Il libro che scriverò si intitolerà da Pavarotti a… e li comparirà il nome del l’ultimo tenore che avrò avviato a una splendida carriera: è questo il sogno che mi riservo prima di ritirarmi per  fare solo l’ascoltatore di musica, perché la musica mi accompagnerà fino all’ultimo istante della mia vita”.
In Tv impazzano talent a caccia di nuove star del pop: sono numerosi anche i giovani che si avvicinano alla lirica?
“Spesso questi talent non aiutano i ragazzi a capire veramente cosa serve fare per costruirsi una vera carriera e non correre semplicemente dietro un sogno. Da oltre un anno sto seguendo come maestro il tenore Matteo Macchioni che avete appena sentito a Carpi cantare brani dei Queen. Ebbene, questo ragazzo di grandissimo talento ha finalmente capito che oggi, per far bene le cose occorre scegliere. Riuscire nel Pop e nella lirica contemporaneamente è  difficile, sono due tecniche di canto differenti e, spesso, inconciliabili. Macchioni da quando ha diradato i suoi impegni nel pop sta crescendo nel campo lirico, con lusinghieri successi e penso che se si dedicherà totalmente allo studio del canto impostato otterrà ancora maggiori soddisfazioni.
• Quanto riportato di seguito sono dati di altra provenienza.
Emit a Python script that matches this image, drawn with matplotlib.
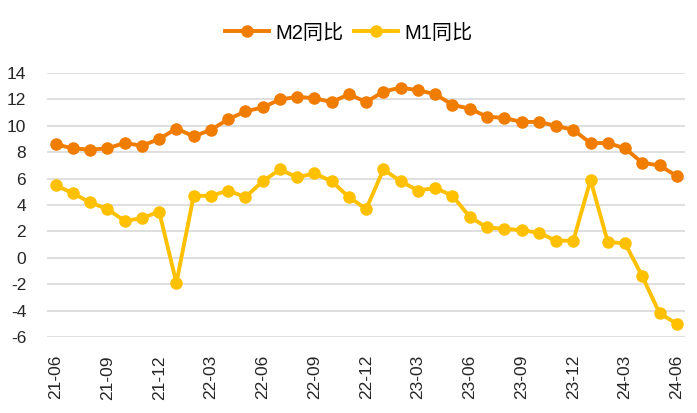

Certo, oggi, la vita del cantante lirico presenta più sacrifici e rinunce di quella di un cantante pop e porta sicuramente anche meno popolarità e danaro”.
Nascere a Carpi o in provincia in generale costituisce un handicap per chi vuole cimentarsi nella carriera di cantante?
“Puoi nascere in Alaska o su una montagna, non ha importanza; se hai a disposizione un telefonino, un pianoforte e riesci a caricare un brano su youtube affinché qualcuno, come me, possa ascoltarlo e valutarlo, puoi essere contattato per un’audizione. Ho appena scoperto un ragazzo di 24 anni che faceva il fornaio: l’ho mandato, grazie a una borsa di studio, a studiare a Valencia, al Centro Domingo, e lui continua a ringraziarmi perché non respirando più la farina che gli dava allergia, ora canta molto meglio”.
Qual è, a suo parere, il segreto del successo?
“Tenacia, coscienza delle proprie qualità e studio. Tanto studio perché chi si arrende è perduto. E ne ho visti tanti, dotatissimi, che non hanno saputo perseverare e guardare avanti senza voltarsi. E’ indispensabile avere un obiettivo, sapere di possedere le capacità, fidarsi di un buon maestro che ti tenga costantemente in esercizio e… cantare, cantare e  cantare ancora”.